[Exercise task]:
Go through the data and copy every line exactly, but not the images.
begin Material
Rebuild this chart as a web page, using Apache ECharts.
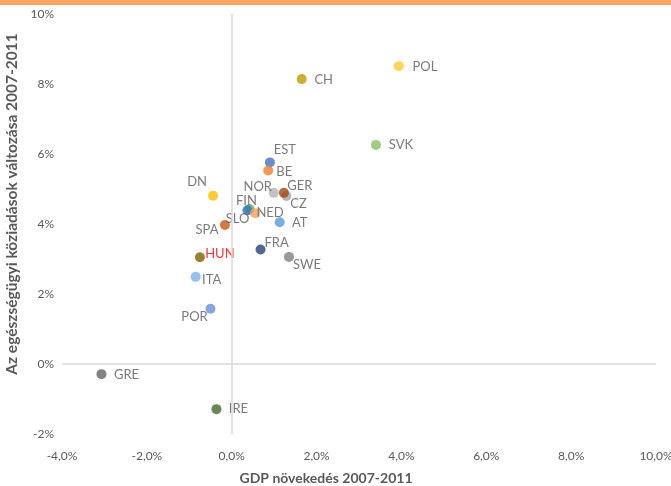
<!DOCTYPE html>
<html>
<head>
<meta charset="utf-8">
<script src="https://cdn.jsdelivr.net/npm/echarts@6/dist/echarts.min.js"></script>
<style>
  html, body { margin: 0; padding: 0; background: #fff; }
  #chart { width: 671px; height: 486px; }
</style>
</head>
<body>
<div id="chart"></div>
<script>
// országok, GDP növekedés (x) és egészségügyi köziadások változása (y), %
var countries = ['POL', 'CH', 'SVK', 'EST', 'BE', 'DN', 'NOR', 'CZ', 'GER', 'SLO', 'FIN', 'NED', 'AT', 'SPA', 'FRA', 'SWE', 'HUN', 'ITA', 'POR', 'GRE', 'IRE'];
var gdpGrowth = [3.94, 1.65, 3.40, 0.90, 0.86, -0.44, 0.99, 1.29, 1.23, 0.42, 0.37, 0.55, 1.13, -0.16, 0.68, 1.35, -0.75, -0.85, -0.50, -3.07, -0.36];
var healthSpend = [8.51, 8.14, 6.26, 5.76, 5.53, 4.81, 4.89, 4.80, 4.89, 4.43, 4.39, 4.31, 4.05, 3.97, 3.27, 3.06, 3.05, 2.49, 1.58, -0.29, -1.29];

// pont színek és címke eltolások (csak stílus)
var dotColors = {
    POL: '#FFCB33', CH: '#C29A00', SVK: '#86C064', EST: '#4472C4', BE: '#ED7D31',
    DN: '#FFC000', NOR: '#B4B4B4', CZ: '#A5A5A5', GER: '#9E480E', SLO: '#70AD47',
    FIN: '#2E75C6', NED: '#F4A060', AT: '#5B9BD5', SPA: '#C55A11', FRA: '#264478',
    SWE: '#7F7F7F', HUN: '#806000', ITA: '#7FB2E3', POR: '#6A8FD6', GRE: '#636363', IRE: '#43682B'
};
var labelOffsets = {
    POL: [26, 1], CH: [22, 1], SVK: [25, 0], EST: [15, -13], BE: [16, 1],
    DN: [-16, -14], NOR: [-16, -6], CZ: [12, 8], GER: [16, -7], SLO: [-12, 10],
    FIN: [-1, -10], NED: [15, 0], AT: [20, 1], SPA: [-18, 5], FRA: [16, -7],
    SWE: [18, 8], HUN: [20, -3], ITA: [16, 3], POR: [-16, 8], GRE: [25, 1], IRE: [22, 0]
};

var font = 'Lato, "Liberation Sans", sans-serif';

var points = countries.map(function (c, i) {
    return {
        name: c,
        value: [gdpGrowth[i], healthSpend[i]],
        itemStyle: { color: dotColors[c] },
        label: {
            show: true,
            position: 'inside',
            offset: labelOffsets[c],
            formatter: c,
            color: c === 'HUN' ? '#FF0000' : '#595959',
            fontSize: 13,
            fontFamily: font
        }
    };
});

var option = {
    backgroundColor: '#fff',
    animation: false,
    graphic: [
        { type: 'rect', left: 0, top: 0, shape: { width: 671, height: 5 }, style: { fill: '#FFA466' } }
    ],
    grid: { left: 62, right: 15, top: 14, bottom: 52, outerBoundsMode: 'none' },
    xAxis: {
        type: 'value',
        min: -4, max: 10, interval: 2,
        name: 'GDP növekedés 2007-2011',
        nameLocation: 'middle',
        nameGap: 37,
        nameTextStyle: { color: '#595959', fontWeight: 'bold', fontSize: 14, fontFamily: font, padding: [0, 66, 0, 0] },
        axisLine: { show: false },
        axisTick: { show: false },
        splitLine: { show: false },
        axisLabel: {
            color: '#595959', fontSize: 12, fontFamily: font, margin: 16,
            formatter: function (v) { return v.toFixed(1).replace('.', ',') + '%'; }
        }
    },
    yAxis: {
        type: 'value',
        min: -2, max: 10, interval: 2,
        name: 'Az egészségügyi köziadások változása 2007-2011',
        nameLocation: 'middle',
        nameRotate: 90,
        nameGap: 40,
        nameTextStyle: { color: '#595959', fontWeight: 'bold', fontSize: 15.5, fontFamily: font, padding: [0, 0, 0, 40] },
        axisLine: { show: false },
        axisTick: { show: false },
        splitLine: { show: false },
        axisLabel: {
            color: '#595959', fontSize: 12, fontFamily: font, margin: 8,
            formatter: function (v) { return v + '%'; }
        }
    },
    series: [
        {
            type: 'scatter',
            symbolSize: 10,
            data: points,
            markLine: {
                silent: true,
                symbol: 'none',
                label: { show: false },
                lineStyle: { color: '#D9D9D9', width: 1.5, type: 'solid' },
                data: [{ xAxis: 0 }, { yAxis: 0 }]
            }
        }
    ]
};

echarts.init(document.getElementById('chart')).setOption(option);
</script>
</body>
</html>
end Material
[Task response]:
Rebuild this chart as a web page, using Apache ECharts.
<!DOCTYPE html>
<html>
<head>
<meta charset="utf-8">
<script src="https://cdn.jsdelivr.net/npm/echarts@6/dist/echarts.min.js"></script>
<style>
  html, body { margin: 0; padding: 0; background: #fff; }
  #chart { width: 671px; height: 486px; }
</style>
</head>
<body>
<div id="chart"></div>
<script>
// országok, GDP növekedés (x) és egészségügyi köziadások változása (y), %
var countries = ['POL', 'CH', 'SVK', 'EST', 'BE', 'DN', 'NOR', 'CZ', 'GER', 'SLO', 'FIN', 'NED', 'AT', 'SPA', 'FRA', 'SWE', 'HUN', 'ITA', 'POR', 'GRE', 'IRE'];
var gdpGrowth = [3.94, 1.65, 3.40, 0.90, 0.86, -0.44, 0.99, 1.29, 1.23, 0.42, 0.37, 0.55, 1.13, -0.16, 0.68, 1.35, -0.75, -0.85, -0.50, -3.07, -0.36];
var healthSpend = [8.51, 8.14, 6.26, 5.76, 5.53, 4.81, 4.89, 4.80, 4.89, 4.43, 4.39, 4.31, 4.05, 3.97, 3.27, 3.06, 3.05, 2.49, 1.58, -0.29, -1.29];

// pont színek és címke eltolások (csak stílus)
var dotColors = {
    POL: '#FFCB33', CH: '#C29A00', SVK: '#86C064', EST: '#4472C4', BE: '#ED7D31',
    DN: '#FFC000', NOR: '#B4B4B4', CZ: '#A5A5A5', GER: '#9E480E', SLO: '#70AD47',
    FIN: '#2E75C6', NED: '#F4A060', AT: '#5B9BD5', SPA: '#C55A11', FRA: '#264478',
    SWE: '#7F7F7F', HUN: '#806000', ITA: '#7FB2E3', POR: '#6A8FD6', GRE: '#636363', IRE: '#43682B'
};
var labelOffsets = {
    POL: [26, 1], CH: [22, 1], SVK: [25, 0], EST: [15, -13], BE: [16, 1],
    DN: [-16, -14], NOR: [-16, -6], CZ: [12, 8], GER: [16, -7], SLO: [-12, 10],
    FIN: [-1, -10], NED: [15, 0], AT: [20, 1], SPA: [-18, 5], FRA: [16, -7],
    SWE: [18, 8], HUN: [20, -3], ITA: [16, 3], POR: [-16, 8], GRE: [25, 1], IRE: [22, 0]
};

var font = 'Lato, "Liberation Sans", sans-serif';

var points = countries.map(function (c, i) {
    return {
        name: c,
        value: [gdpGrowth[i], healthSpend[i]],
        itemStyle: { color: dotColors[c] },
        label: {
            show: true,
            position: 'inside',
            offset: labelOffsets[c],
            formatter: c,
            color: c === 'HUN' ? '#FF0000' : '#595959',
            fontSize: 13,
            fontFamily: font
        }
    };
});

var option = {
    backgroundColor: '#fff',
    animation: false,
    graphic: [
        { type: 'rect', left: 0, top: 0, shape: { width: 671, height: 5 }, style: { fill: '#FFA466' } }
    ],
    grid: { left: 62, right: 15, top: 14, bottom: 52, outerBoundsMode: 'none' },
    xAxis: {
        type: 'value',
        min: -4, max: 10, interval: 2,
        name: 'GDP növekedés 2007-2011',
        nameLocation: 'middle',
        nameGap: 37,
        nameTextStyle: { color: '#595959', fontWeight: 'bold', fontSize: 14, fontFamily: font, padding: [0, 66, 0, 0] },
        axisLine: { show: false },
        axisTick: { show: false },
        splitLine: { show: false },
        axisLabel: {
            color: '#595959', fontSize: 12, fontFamily: font, margin: 16,
            formatter: function (v) { return v.toFixed(1).replace('.', ',') + '%'; }
        }
    },
    yAxis: {
        type: 'value',
        min: -2, max: 10, interval: 2,
        name: 'Az egészségügyi köziadások változása 2007-2011',
        nameLocation: 'middle',
        nameRotate: 90,
        nameGap: 40,
        nameTextStyle: { color: '#595959', fontWeight: 'bold', fontSize: 15.5, fontFamily: font, padding: [0, 0, 0, 40] },
        axisLine: { show: false },
        axisTick: { show: false },
        splitLine: { show: false },
        axisLabel: {
            color: '#595959', fontSize: 12, fontFamily: font, margin: 8,
            formatter: function (v) { return v + '%'; }
        }
    },
    series: [
        {
            type: 'scatter',
            symbolSize: 10,
            data: points,
            markLine: {
                silent: true,
                symbol: 'none',
                label: { show: false },
                lineStyle: { color: '#D9D9D9', width: 1.5, type: 'solid' },
                data: [{ xAxis: 0 }, { yAxis: 0 }]
            }
        }
    ]
};

echarts.init(document.getElementById('chart')).setOption(option);
</script>
</body>
</html>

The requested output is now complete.